Now when we reflect that the avowed object of this legislation was "to put down Ritualism;" that this is the third successive General Convention at which the attempt has been made; that

during all these years nearly thirty separate acts or usages have been specified for prohibitory legislation, according to lists that have been running the rounds of even the secular papers; and that, of all the actual things that have made trouble in parishes. not a single one is directly prohibited in this canon; it would at first seem as if it were absolutely another specimen of nothing at all.

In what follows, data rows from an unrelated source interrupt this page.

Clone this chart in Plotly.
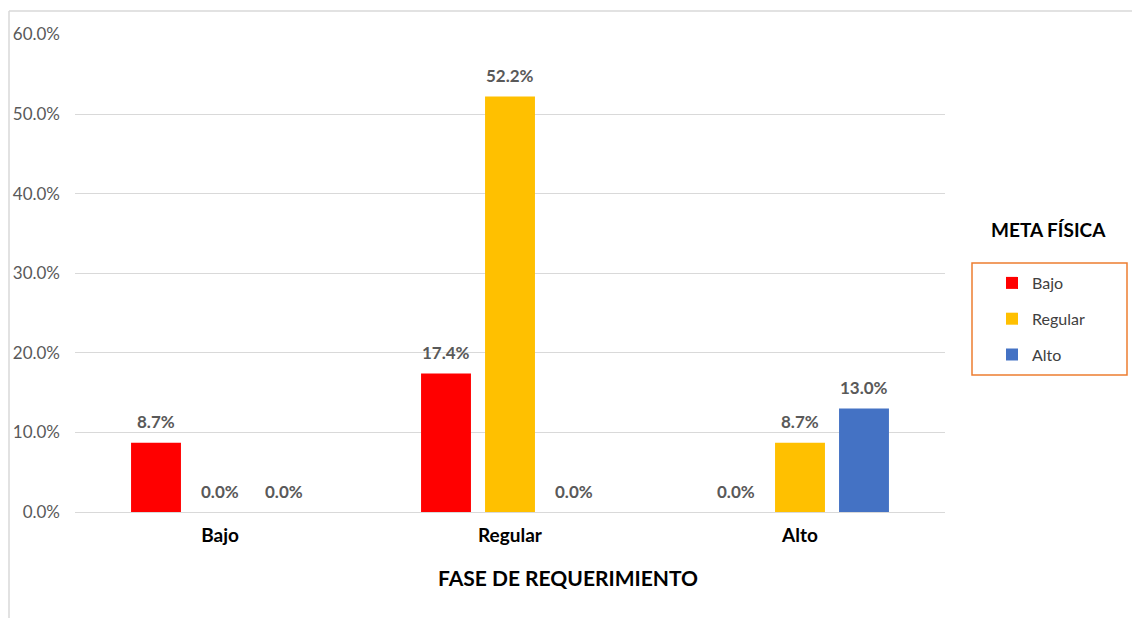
from plotly import graph_objects as go

categories = ["Bajo", "Regular", "Alto"]
series_names = ["Bajo", "Regular", "Alto"]
bajo_values = [8.7, 17.4, 0.0]
regular_values = [0.0, 52.2, 8.7]
alto_values = [0.0, 0.0, 13.0]
tick_values = [0, 10, 20, 30, 40, 50, 60]
tick_labels = ["0.0%", "10.0%", "20.0%", "30.0%", "40.0%", "50.0%", "60.0%"]

colors = ["#FF0000", "#FFC000", "#4472C4"]
FONT = "Lato, 'Open Sans', sans-serif"

W, H = 1132, 618
ML, MT = 75, 34
MR, MB = W - 945, H - 512
PW, PH = W - ML - MR, H - MT - MB


def px_to_paper(x, y):
    # x, y measured on the 1132x618 screenshot
    return (x - ML) / PW, (H - MB - y) / PH


fig = go.Figure()
all_values = [bajo_values, regular_values, alto_values]
for i, (name, vals) in enumerate(zip(series_names, all_values)):
    fig.add_trace(
        go.Bar(
            x=categories,
            y=vals,
            name=name,
            legendgroup=name,
            marker=dict(color=colors[i], line=dict(width=0)),
        )
    )
    # data labels, raised a bit above the bars like Excel does
    for cat, v in zip(categories, vals):
        fig.add_annotation(
            x=cat, y=v, xref="x", yref="y",
            text=f"{v:.1f}%", showarrow=False,
            xshift=(i - 1) * 64, yshift=21,
            xanchor="center", yanchor="middle",
            font=dict(family=FONT, size=17, color="#595959", weight="bold"),
        )

fig.update_layout(
    width=W,
    height=H,
    margin=dict(l=ML, r=MR, t=MT, b=MB),
    paper_bgcolor="white",
    plot_bgcolor="white",
    barmode="group",
    bargap=0.338,
    bargroupgap=0.22,
    font=dict(family=FONT),
    legend=dict(
        x=px_to_paper(992, 0)[0],
        y=px_to_paper(0, 266)[1],
        xanchor="left",
        yanchor="top",
        traceorder="grouped",
        tracegroupgap=12,
        itemwidth=30,
        font=dict(family=FONT, size=16, color="#404040"),
        bgcolor="rgba(0,0,0,0)",
    ),
    showlegend=True,
)

fig.update_yaxes(
    range=[0, 60.05],
    tickvals=tick_values,
    ticktext=tick_labels,
    tickfont=dict(family=FONT, size=17, color="#595959"),
    showgrid=True,
    gridcolor="#D9D9D9",
    gridwidth=1,
    zeroline=True,
    zerolinecolor="#D9D9D9",
    zerolinewidth=1,
    showline=False,
    ticklabelstandoff=14,
)
fig.update_xaxes(
    tickfont=dict(family=FONT, size=19, color="#000000", weight="bold"),
    showline=False,
    showgrid=False,
    ticklabelstandoff=10,
)

# legend frame and chart frame
x0, y0 = px_to_paper(972, 375)
x1, y1 = px_to_paper(1127, 263)
fig.add_shape(type="rect", xref="paper", yref="paper", x0=x0, y0=y0, x1=x1, y1=y1,
              line=dict(color="#ED7D31", width=1.5))
lx, ly_top = px_to_paper(9, 11)
rx, ly_bot = px_to_paper(1140, 630)
fig.add_shape(type="line", xref="paper", yref="paper", x0=lx, y0=ly_top, x1=lx, y1=ly_bot,
              line=dict(color="#D9D9D9", width=1.5))
fig.add_shape(type="line", xref="paper", yref="paper", x0=lx, y0=ly_top, x1=rx, y1=ly_top,
              line=dict(color="#D9D9D9", width=1.5))

tx, ty = px_to_paper(1048, 229)
fig.add_annotation(x=tx, y=ty, xref="paper", yref="paper", text="META FÍSICA", showarrow=False,
                   xanchor="center", yanchor="middle",
                   font=dict(family=FONT, size=19, color="#000000", weight="bold"))
ax, ay = px_to_paper(568, 577)
fig.add_annotation(x=ax, y=ay, xref="paper", yref="paper", text="FASE DE REQUERIMIENTO", showarrow=False,
                   xanchor="center", yanchor="middle",
                   font=dict(family=FONT, size=21, color="#000000", weight="bold"))

# drop the default page margin so the figure sits at the window's corner
fig.write_html(
    "out.html",
    config={"displayModeBar": False},
    post_script="document.body.style.margin='0';document.body.style.overflow='hidden';",
)
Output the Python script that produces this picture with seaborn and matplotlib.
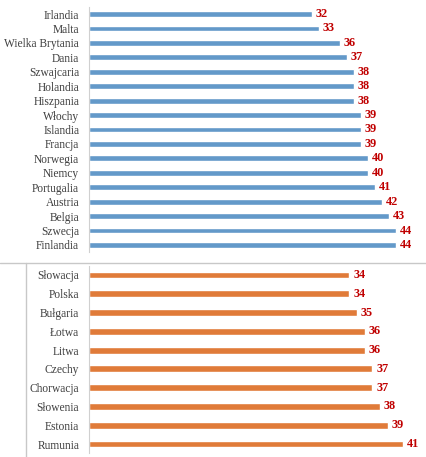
import matplotlib.pyplot as plt
import seaborn as sns
import pandas as pd
from matplotlib.lines import Line2D

# top group (blue)
countries_a = ["Irlandia", "Malta", "Wielka Brytania", "Dania", "Szwajcaria",
               "Holandia", "Hiszpania", "Włochy", "Islandia", "Francja",
               "Norwegia", "Niemcy", "Portugalia", "Austria", "Belgia",
               "Szwecja", "Finlandia"]
values_a = [32, 33, 36, 37, 38, 38, 38, 39, 39, 39, 40, 40, 41, 42, 43, 44, 44]

# bottom group (orange)
countries_b = ["Słowacja", "Polska", "Bułgaria", "Łotwa", "Litwa", "Czechy",
               "Chorwacja", "Słowenia", "Estonia", "Rumunia"]
values_b = [34, 34, 35, 36, 36, 37, 37, 38, 39, 41]

sns.set_style("white")
plt.rcParams['font.family'] = ['Liberation Serif', 'DejaVu Serif']

W, H = 427, 457
fig = plt.figure(figsize=(W / 100, H / 100), dpi=100)

def panel(rect, names, vals, color, width, xmax):
    l, t, r, b = rect
    ax = fig.add_axes([l / W, 1 - b / H, (r - l) / W, (b - t) / H])
    df = pd.DataFrame({"country": names, "value": vals})
    sns.barplot(data=df, x="value", y="country", orient="h", color=color,
                width=width, ax=ax, saturation=1)
    ax.set_xlim(0, xmax)
    ax.set_ylim(len(names) - 0.5, -0.5)
    for s in ["top", "right", "bottom"]:
        ax.spines[s].set_visible(False)
    ax.spines["left"].set_color("#d0d0d0")
    ax.spines["left"].set_linewidth(0.8)
    ax.set_xticks([])
    ax.set_xlabel("")
    ax.set_ylabel("")
    ax.tick_params(axis="y", length=0, pad=7, labelsize=8.3, labelcolor="#404040")
    for i, v in enumerate(vals):
        ax.text(v + xmax * 0.011, i, str(v), va="center", ha="left",
                color="#c00000", fontweight="bold", fontsize=8.8)
    return ax

# top panel: bars from x=89, scale ~6.98 px/unit
panel((89, 6.8, 424, 252.2), countries_a, values_a, "#6399c9", 0.4, 48)
# bottom panel: bars from x=89, scale ~7.66 px/unit
panel((89, 265.6, 426, 453.4), countries_b, values_b, "#e07b39", 0.37, 44)

# separator lines
fig.add_artist(Line2D([0, 1], [1 - 263 / H, 1 - 263 / H], color="#c8c8c8", lw=1))
fig.add_artist(Line2D([26 / W, 26 / W], [0, 1 - 263 / H], color="#c8c8c8", lw=1))

fig.savefig("out.png", dpi=100)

And as to the condemnation or prohibition of specific things, there is, as we have said, absolutely no such thing in the canon, its own advocates being the judges. All the specifications are censurable, not in themselves, but only when "setting forth or symbolizing erroneous or doubtful doctrines." If a minister does not thereby set forth or symbolize such doctrines, it would seem that he may elevate, bow, prostrate, and genuflect, or anything else he pleases, and nobody can touch him. This is not a mere refinement of ingenuity. It is the express ground taken in the debate on the adoption of the canon, by its responsible authors. The Rev. Dr. Fulton, introducing the canon on the part of the Committee on Canons, declared that the specifications contained therein were "introduced, not as the enactment of the Convention, but as examples of things which are already considered to be unlawful under the rubrics and canons of the Church." This is a mere opinion that they are already unlawful. It is not a law which makes them unlawful. Still more clearly, the Rev. Dr. Paret stated, that a member of the Committee on Canons had informed him that they "had purposely so planned their Canon, that it did not deny the doctrines here mentioned, as being forbidden, or as being erroneous and doubtful doctrines;" that they "meant to leave that as an open point." And in response to his inquiry whether this were so, Mr. Burgwin, on behalf of the Committee, made his closing explanation, in which he said :

*

"There is no definition of an offence; there is no forbidding of the doing or the not doing of any particular act * It does not forbid, in terms, certain practices to be introduced, because there were members on that committee who would not have consented to introduce into this house any canon which ventured to interfere with the Ritual of this Church, either by commanding or prohibiting, believing that that was a matter which was sacred to the Rubrics, and that we by Canon had no right to interfere with those Rubrics, either by positive or by negative legislation."